La part merveilleuse 3. La tête de Melek

L es toutes polarisent la société. D’un côté, les gouvernements et les gens d’affaires souhaitent les bannir des villes au nom de la productivité. De l’autre, des activistes se disent prêts à tout pour les défendre. Au milieu de tout cela, un jeune adulte, Orsay, est convaincu que les créatures ont la capacité de l’aider à guérir sa mère souffrant du cancer. En Australie, des adolescents ont découvert qu’il est possible de les dissoudre avec la neige carbonique contenue dans un extincteur ; la nouvelle fait rapidement le tour du monde et c’est l’hécatombe.
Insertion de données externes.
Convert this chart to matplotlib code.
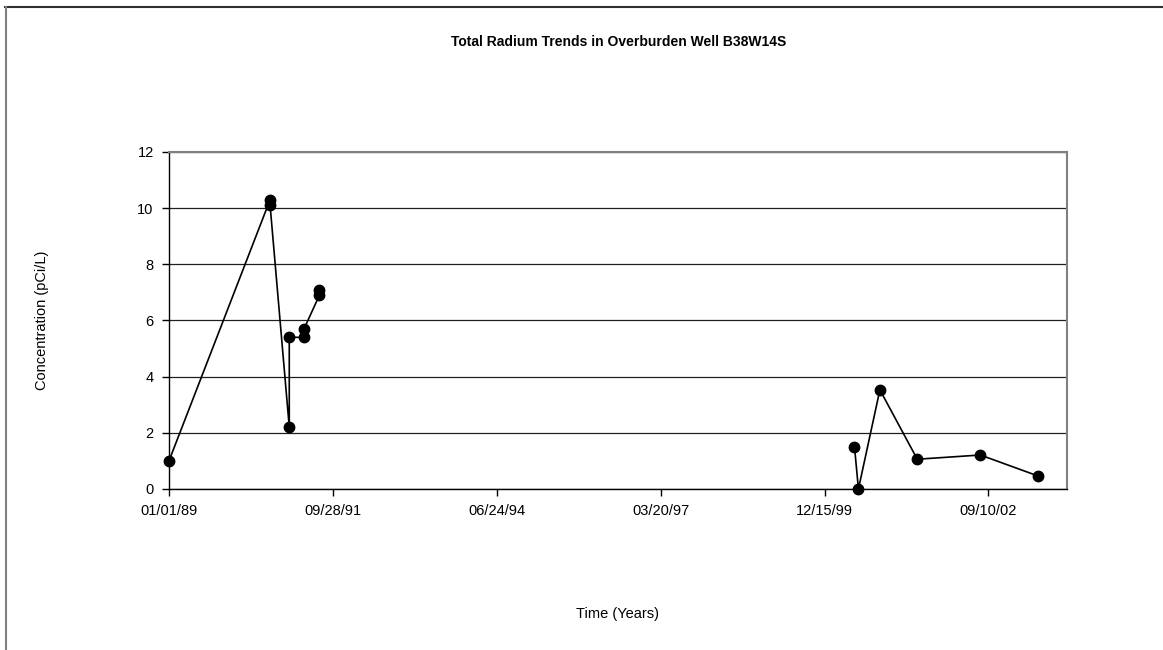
import datetime as dt
import matplotlib
matplotlib.use("Agg")
import matplotlib.pyplot as plt
import matplotlib.dates as mdates
from matplotlib.lines import Line2D

plt.rcParams['font.family'] = ['Liberation Sans', 'DejaVu Sans']

# total radium results (pCi/L); the two sampling periods are not joined
early_dates = ["1989-01-01", "1990-09-10", "1990-09-10", "1991-01-05", "1991-01-05",
               "1991-04-05", "1991-04-05", "1991-07-08", "1991-07-08"]
early_conc = [1.0, 10.3, 10.1, 2.2, 5.4, 5.4, 5.7, 6.9, 7.1]

recent_dates = ["2000-06-15", "2000-07-09", "2000-11-17", "2001-07-03",
                "2002-07-23", "2003-07-07"]
recent_conc = [1.5, 0.0, 3.53, 1.06, 1.21, 0.47]

y_ticks = [0, 2, 4, 6, 8, 10, 12]

start = dt.datetime(1989, 1, 1)
x_ticks = [start + dt.timedelta(days=1000 * i) for i in range(6)]


def to_dates(lst):
    return [dt.datetime.strptime(d, "%Y-%m-%d") for d in lst]


fig = plt.figure(figsize=(11.63, 6.5), dpi=100)
ax = fig.add_axes([0.1453, 0.2477, 0.7722, 0.5185])

for d, c in [(early_dates, early_conc), (recent_dates, recent_conc)]:
    ax.plot(to_dates(d), c, color='black', lw=1.2, marker='o', ms=7.5,
            mfc='black', mec='black', zorder=3, clip_on=False)

ax.set_xlim(start, start + dt.timedelta(days=5480))
ax.set_ylim(0, 12)
ax.set_xticks(x_ticks)
ax.xaxis.set_major_formatter(mdates.DateFormatter('%m/%d/%y'))
ax.set_yticks(y_ticks)
ax.grid(axis='y', color='#202020', lw=0.9)
ax.set_axisbelow(True)

for s in ['top', 'right']:
    ax.spines[s].set_color('#808080')
    ax.spines[s].set_linewidth(1.5)
for s in ['left', 'bottom']:
    ax.spines[s].set_color('black')
    ax.spines[s].set_linewidth(1.0)
ax.tick_params(direction='out', length=5, width=1, labelsize=10.5, pad=6)

fig.text(0.5315, 1 - 42 / 650, 'Total Radium Trends in Overburden Well B38W14S',
         ha='center', va='center', fontsize=10, fontweight='bold')
fig.text(42 / 1163, 1 - 320 / 650, 'Concentration (pCi/L)', rotation=90,
         ha='center', va='center', fontsize=10.5)
fig.text(618 / 1163, 1 - 614 / 650, 'Time (Years)', ha='center', va='center',
         fontsize=10.5)

# outer chart border (top and left only, as in the source)
fig.add_artist(Line2D([5 / 1163, 1], [1 - 6.5 / 650] * 2, color='#303030', lw=1.5,
                      transform=fig.transFigure))
fig.add_artist(Line2D([5.5 / 1163] * 2, [0, 1 - 6.5 / 650], color='#808080', lw=1.5,
                      transform=fig.transFigure))

fig.savefig('out.png', dpi=100)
La tête de Melek conclue la trilogie La part merveilleuse. Le premier volet a d’abord émerveillé avec ces sculptures vivantes et chatoyantes surgissant un peu partout. La seconde insistait surtout sur la désillusion alors que les bestioles se font embarrassantes et parfois menaçantes. Le troisième tome s'affirme, d’une certaine façon, celui de la riposte des autorités, mais également de la levée de boucliers des militants.

Florent Ruppert et Jérôme Mulot donnent une dimension ésotérique et onirique à cette conclusion. Dans ce récit plein de bonnes intentions, le lecteur lit un propos sur la xénophobie, l’environnement, le droit des êtres vivants, sans oublier une dénonciation du néolibéralisme. Ces enjeux sociopolitiques sont toutefois occultés par la maladie de la mère et les tentatives de guérison. Les héros tentent d’y arriver en fusionnant avec les envahisseurs, un exercice long et répétitif. Pour tout dire, le duo semble être passé à côté de son sujet et cette ultime livraison déçoit.

Le dessin alterne entre minimalisme et exubérance. Les segments dans l’univers réel reposent sur un crayonné fin et des décors généralement fouillés, soutenus par une mise en couleur sobre. Les interactions avec les créatures sont pour leur part portées par de jolies illustrations colorées aux accents psychédéliques. Bien que séduisantes, elles finissent par apparaître redondantes. Le découpage demeure simple, le bédéphile pourrait s’attendre à plus d’audace de la part de ceux qui se sont montrés culottés lorsqu’ils se sont amusés avec les formats et les codes de la narration, par exemple dans Portrait d’un buveur, Soirée d’un faune ou Les week-ends de Ruppert & Mulot.

L’idée de départ de La part merveilleuse séduisait, il est triste qu’elle se soit égarée dans une forme de mysticisme.